Secure multi-party computation (MPC) addresses a fundamental question: can multiple parties compute a joint function of their private inputs without trusting anyone — not each other, not a central server, not any individual participant? The answer, remarkably, is yes. MPC protocols enable n parties, each holding a secret input, to compute any agreed-upon function and learn only the output, with the guarantee that the protocol reveals nothing about any party's input beyond what the output logically implies.
Security is defined via the ideal/real paradigm. In the ideal world, a perfectly trusted third party collects all inputs, computes the function, and returns the output — this is maximally secure because the only information anyone learns is the output. In the real world, parties run a cryptographic protocol with no trusted party. The protocol is secure if no efficient adversary can distinguish the real-world execution from the ideal world. This definition automatically captures every conceivable security property (privacy, correctness, input independence, fairness) without enumerating attacks — if the real and ideal worlds are indistinguishable, any property that holds in the ideal world also holds in the real one.
Two foundational results establish MPC's feasibility. Yao's garbled circuits (1986) solve the two-party case: one party converts the function into a Boolean circuit and "garbles" it — replacing wire values with random labels and encrypting truth tables. The other party evaluates the garbled circuit using their input labels (obtained via oblivious transfer) without learning intermediate wire values. The BGW protocol (1988) handles the multi-party case with honest majority using Shamir secret sharing: each party distributes shares of their input, and the function is computed on shares. Addition is free (add shares locally); multiplication requires one round of communication using the honest majority to reconstruct intermediate products securely. With honest majority, BGW achieves information-theoretic security — no computational assumptions needed.

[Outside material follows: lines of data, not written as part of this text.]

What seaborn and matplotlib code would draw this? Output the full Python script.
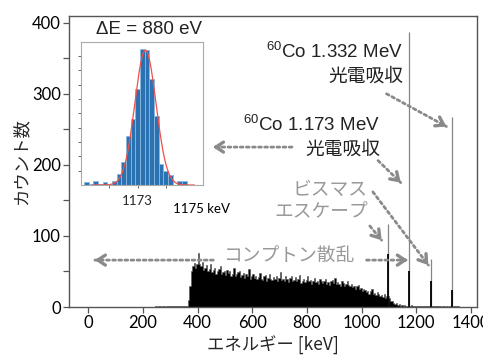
import numpy as np
import pandas as pd
import matplotlib
matplotlib.use('Agg')
import matplotlib.pyplot as plt
import seaborn as sns

sns.set_theme(style='ticks')
plt.rcParams['font.family'] = ['Noto Sans CJK JP', 'DejaVu Sans']

# main spectrum: counts per 5 keV bin, starting at 240 keV
spec_start = 240
spec_step = 5
spec_counts = [
    0, 1, 0, 1, 1, 0, 1, 1, 0, 1, 1, 2, 1, 1, 2, 1, 1, 2, 1, 2, 1, 2, 2, 1,   # 240-355
    2, 10, 30, 50, 58, 62, 55, 60, 76, 61,     # 360-405
    57, 63, 52, 55, 59, 50, 54, 61, 49, 52,    # 410-455
    55, 47, 50, 53, 58, 46, 49, 51, 45, 52,    # 460-505
    48, 50, 44, 47, 55, 43, 46, 49, 51, 42,    # 510-555
    45, 48, 41, 46, 44, 53, 40, 43, 47, 41,    # 560-605
    44, 39, 42, 48, 40, 38, 43, 45, 37, 41,    # 610-655
    46, 40, 38, 42, 39, 44, 36, 41, 49, 38,    # 660-705
    40, 37, 43, 39, 35, 41, 44, 36, 38, 42,    # 710-755
    36, 39, 45, 34, 37, 40, 35, 38, 43, 36,    # 760-805
    38, 33, 36, 41, 35, 37, 32, 39, 36, 34,    # 810-855
    37, 40, 33, 35, 31, 36, 38, 34, 41, 32,    # 860-905
    35, 33, 30, 36, 34, 29, 33, 37, 31, 30,    # 910-955
    32, 28, 30, 26, 29, 31, 25, 27, 23, 26,    # 960-1005
    24, 21, 23, 19, 22, 25, 18, 20, 17, 21,    # 1010-1055
    18, 15, 17, 14, 19, 13, 15, 16, 12, 9,     # 1060-1105
    9, 6, 4, 5, 3, 4, 2, 3, 2, 3,              # 1110-1155
    2, 1, 2, 1, 3, 2, 1, 2, 1, 2,              # 1160-1205
    1, 2, 1, 1, 2, 1, 2, 1, 3, 2,              # 1210-1255
    2, 1, 1, 2, 1, 1, 0, 1, 1, 0,              # 1260-1305
    1, 0, 1, 1, 0, 2, 1, 2, 1, 0,              # 1310-1355
]

# sharp lines (Bi escape 1096/1255, photo peaks 1173/1332)
peak_kev = [1096, 1173, 1255, 1332]
peak_top = [117, 387, 67, 267]
peak_core = [75, 50, 36, 24]

# inset: 1173 keV peak, 0.165 keV bins
inset_start = 1171.10
inset_step = 0.165
inset_counts = [2, 1, 3, 1, 2, 0, 3, 8, 16, 34, 46, 67, 95, 94, 74, 48, 15, 10, 7, 0, 3, 3]
fit_center = 1173.27
fit_fwhm = 0.88
fit_amp = 94

energy = spec_start + spec_step * (np.arange(len(spec_counts)) + 0.5)
edges = [float(e) for e in spec_start + spec_step * np.arange(len(spec_counts) + 1)]
df = pd.DataFrame({'energy': energy, 'count': np.array(spec_counts, float)})

fig = plt.figure(figsize=(4.83, 3.56), dpi=100)
ax = fig.add_axes([0.1429, 0.1376, 0.8440, 0.8174])

sns.histplot(data=df, x='energy', weights='count', bins=edges, element='step', fill=True,
             color='black', alpha=1, edgecolor='#555555', linewidth=0.4, ax=ax)
ax.vlines(peak_kev, 0, peak_top, color='#858585', lw=0.9)
ax.vlines(peak_kev, 0, peak_core, color='black', lw=1.3)

ax.set_xlim(-70.6, 1420.8)
ax.set_ylim(0, 409.4)
ax.set_xticks(np.arange(0, 1401, 200))
ax.set_yticks(np.arange(0, 401, 100))
ax.set_yticks(np.arange(50, 400, 100), minor=True)
ax.tick_params(axis='both', which='both', direction='out', color='#555555', width=0.9)
ax.tick_params(axis='both', which='major', length=4, labelsize=12, pad=2, labelcolor='black')
ax.tick_params(axis='y', which='minor', length=4)
for lab in ax.get_xticklabels() + ax.get_yticklabels():
    lab.set_fontfamily('Lato')
for sp in ax.spines.values():
    sp.set_color('#555555')
    sp.set_linewidth(1.0)
ax.set_xlabel('エネルギー [keV]', fontsize=12.5, labelpad=3)
ax.set_ylabel('カウント数', fontsize=12.5, labelpad=1)

dark = '#222222'
gray = '#999999'
agray = '#8a8a8a'
tfs = 13.5
lat = ['Liberation Sans', 'Noto Sans CJK JP']
co = r'$\mathregular{^{60}}$Co '
ax.text(1151, 359, co + '1.332 MeV', ha='right', va='center', fontsize=tfs, color=dark, family=lat)
ax.text(1151, 325, '光電吸収', ha='right', va='center', fontsize=tfs, color=dark)
ax.text(1067, 256, co + '1.173 MeV', ha='right', va='center', fontsize=tfs, color=dark, family=lat)
ax.text(1067, 222, '光電吸収', ha='right', va='center', fontsize=tfs, color=dark)
ax.text(1023, 165, 'ビスマス', ha='right', va='center', fontsize=tfs, color=gray)
ax.text(1023, 134, 'エスケープ', ha='right', va='center', fontsize=tfs, color=gray)
ax.text(734, 73, 'コンプトン散乱', ha='center', va='center', fontsize=tfs, color=gray)
ax.text(222, 391, 'ΔE = 880 eV', ha='center', va='center', fontsize=tfs, color=dark, family=lat)

arrows = [
    ((1091, 300), (1310, 254)),
    ((1060, 206), (1143, 175)),
    ((1041, 162), (1244, 59)),
    ((1030, 114), (1073, 94)),
    ((1018, 66), (1169, 66)),
    ((457, 66), (24, 66)),
    ((745, 225), (456, 225)),
]
for start, end in arrows:
    ax.annotate('', xy=end, xytext=start,
                arrowprops=dict(arrowstyle='-', linestyle=(0, (1, 1.2)), lw=2.0,
                                color=agray, shrinkA=0, shrinkB=0))
    d = np.array(end, float) - np.array(start, float)
    tail = np.array(end) - d / np.hypot(d[0] * 0.2734, d[1] * 0.711) * 6
    ax.annotate('', xy=end, xytext=tuple(tail),
                arrowprops=dict(arrowstyle='->,head_length=0.45,head_width=0.3', lw=2.4,
                                color=agray, shrinkA=0, shrinkB=0))

# inset
ax_in = fig.add_axes([0.1677, 0.4803, 0.2526, 0.4025])
in_edges = [float(e) for e in inset_start + inset_step * np.arange(len(inset_counts) + 1)]
in_centers = np.array(in_edges[:-1]) + inset_step / 2
dfi = pd.DataFrame({'energy': in_centers, 'count': np.array(inset_counts, float)})
sns.histplot(data=dfi, x='energy', weights='count', bins=in_edges, element='bars',
             color='#2a72b2', alpha=1, edgecolor='#8ab8e0', linewidth=0.6, ax=ax_in)
xf = np.linspace(1171.4, 1175.0, 300)
sig = fit_fwhm / 2.3548
ax_in.plot(xf, fit_amp * np.exp(-0.5 * ((xf - fit_center) / sig) ** 2), color='#f0504a', lw=0.9)
ax_in.set_xlim(1171.0, 1175.3)
ax_in.set_ylim(0, 100)
ax_in.set_xticks([1172, 1173, 1174])
ax_in.set_xticklabels(['', '1173', ''])
ax_in.set_yticks(np.arange(10, 100, 10))
ax_in.set_yticklabels([])
ax_in.set_xlabel('')
ax_in.set_ylabel('')
ax_in.tick_params(axis='both', direction='out', length=2.5, width=0.7, color='#666666',
                  labelsize=9.5, pad=5)
for lab in ax_in.get_xticklabels():
    lab.set_fontfamily('Lato')
ax_in.text(1174.26, -17, '1175 keV', ha='left', va='center', fontsize=9.5,
           family='Lato', color='black')
for sp in ax_in.spines.values():
    sp.set_color('#aaaaaa')
    sp.set_linewidth(0.8)

fig.savefig('out.png', dpi=100)
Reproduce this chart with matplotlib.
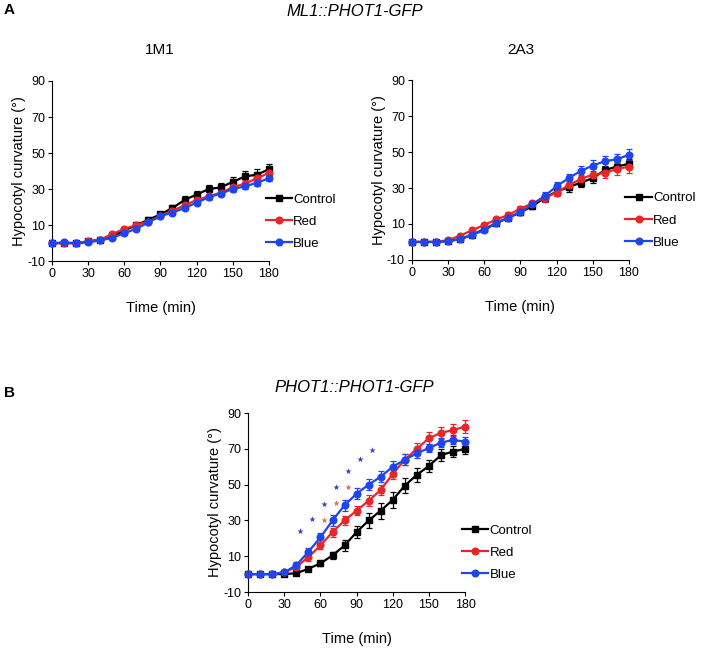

MPC has moved from theory to practice over the past decade. Deployment scenarios include private auctions (bidders submit sealed bids; the protocol determines the winner without revealing losing bids), medical research (hospitals compute statistics across patient databases without sharing records), financial regulation (banks demonstrate compliance without revealing proprietary trading data), and threshold key management (a signing key is split among n parties, and t of them must cooperate to sign). Protocol efficiency has improved dramatically: modern MPC systems process millions of gates per second using optimized garbled circuits, oblivious transfer extensions, and preprocessing models that move expensive computation offline. While still orders of magnitude slower than direct computation, MPC is now fast enough for many practical applications.